Independence Day – Writers Writing Literally

On this Independence Day July 1, 2019, I’m reminded of how important, especially now during these turbulent times, are writers. Without them, the world would be less colorful, less adventurous, less exciting. The independence of writers is necessary for a free and just society. Without our First Amendment Rights we would be a less vibrant democracy.

Independent writers need to follow their hearts, take the road less traveled, wake up the sleepy, get the comfortable uncomfortable and share their visions for the future. There have been and are many free-spirited writers: Kerouac and Salinger come to mind immediately. But I’m interested in the female free spirits: Virginia Woolf and her stream- of-consciousness fiction, or Ursula Le Quin’s speculative fiction, also Alice Walker’s epistolary novel, and of course, my favorite, C J Cherryh’s Downbelow Station, as well as, the mind-blowing Jeannette Winterson’s nameless, genderless protagonist.

I decided in 2017 to take independence to a new level (for me) and created a business and decided to finish the three novels I’d been working on for a decade. When I submitted my application through the Secretary of State in my home state of Idaho, I had so many reasonable arguments against going through with it. I considered tearing up the papers several times. Money. Big reason not to go through with a startup business. Time. Would I ever have fun again?
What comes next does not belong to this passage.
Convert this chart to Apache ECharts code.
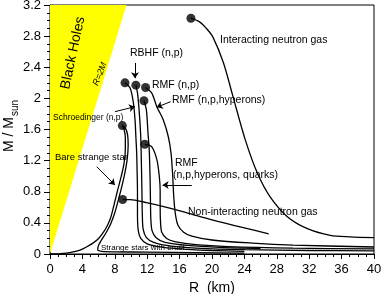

Most important to me was my concerns about the demands of writing and all the little irritating stuff that needs to be done to start a business. Would the racing here and there and everywhere interfere with Abby Playtime? She hates to cuddle in my lap while I’m writing. Must be all the pulsing light beams shooting into her closed lids from my monitor. How can she get any sleep with the light telling her doggy brain wake up, wake up, it’s morning?

Just as bad is playing fetch while writing which leads to some strange paragraph constructions. Obviously, the most dangerous part of writing is driving while composing or driving while thinking of an ending.  Oh, hell yes. You’re lucky not to have an oncoming vehicle plow right into your door or drive your car into the lake because you’re crying over the imagined loss of a favorite character. It’s true. Just ask any writer and they will tell you that the characters are alive, maybe not literally alive. Ah hah, gotcha.

Oh, the transformation of the word – literally or literal. Who cares? Now we say “literally” instead of “actually” alive. How about just using the word – alive? If you add a condition to your aliveness what does that mean? Today you are half-alive? Tomorrow you might be alive?

The word “literally” has been confiscated by the people or as some snobs say the meatgrinder of the uneducated masses and might as well be as misspoken as “schizophrenia” is for sufferers of Multiple Personality Disorder now referred to as (DID) Dissociative Identity Disorder. And of course, the antipsychiatry movement claims such suffering is a condition of our culture’s moral depravity.

What does psychiatry say about the characters in a writer’s head? They sure feel as real as gravity. Since gravity prevents us from flapping our arms and flying away, are a writer’s characters alive? Or are writers suffering from DID?

Hold on.

Where was I?

Oh, yes. Independence Day and what independence means for writers. I’ll give you an example of why I’m terrified and traumatized by the current POTUS’s attacks on the press and our First Amendment Rights. My favorite writer (among many) is Janet Frame. She was the subject of a movie – An Angel at My Table. You may have heard of her. Well, she made an innocent remark to a professor in college (because she loved him and wanted to be noticed) which led to her internment in a loony bin, think 1948’s movie Snake Pit. It was about a woman sent to a mental institution and the conditions were horrific.

Well. I believe, the reason writers sometimes are accused of being “unstable” is because they have so many characters fighting for attention inside their literal brains. I know this to be true. There are days when I’m in a situation and wish my fictional character Leona Keys Navan, an empath, in my first book The Pentagram Woman could tell me what my boss is thinking or what the annoyed customer really wants from me. Maybe Leona Keys Navan wanted to be alive and has taken over my body. Don’t I wish. I would love to be twenty-four again.

Anyway.

What terrifies me the most is the possibility that our First Amendment Rights will be taken away from us, and this could lead to dissidents aka writers ending up in American gulags forced to write propaganda, or just as bad, mental institutions like the snake pit, all because we talk to our fictional characters who may or may not be literal or literally alive. It is my dream that writers never have to fear their government or their POTUS or the threat to their freedom to write. Therefore, I pledge allegiance to the truth, to write freely without fear of the gulag or the snake pit, because I love my country and my First Amendment Rights. Literally.

On this Independence Day, I hope everyone puts their hands on their hearts and recites these stirring words from George Carlin

When you’re born, you get a ticket to the freak show. When you’re born in America, you get a front row seat.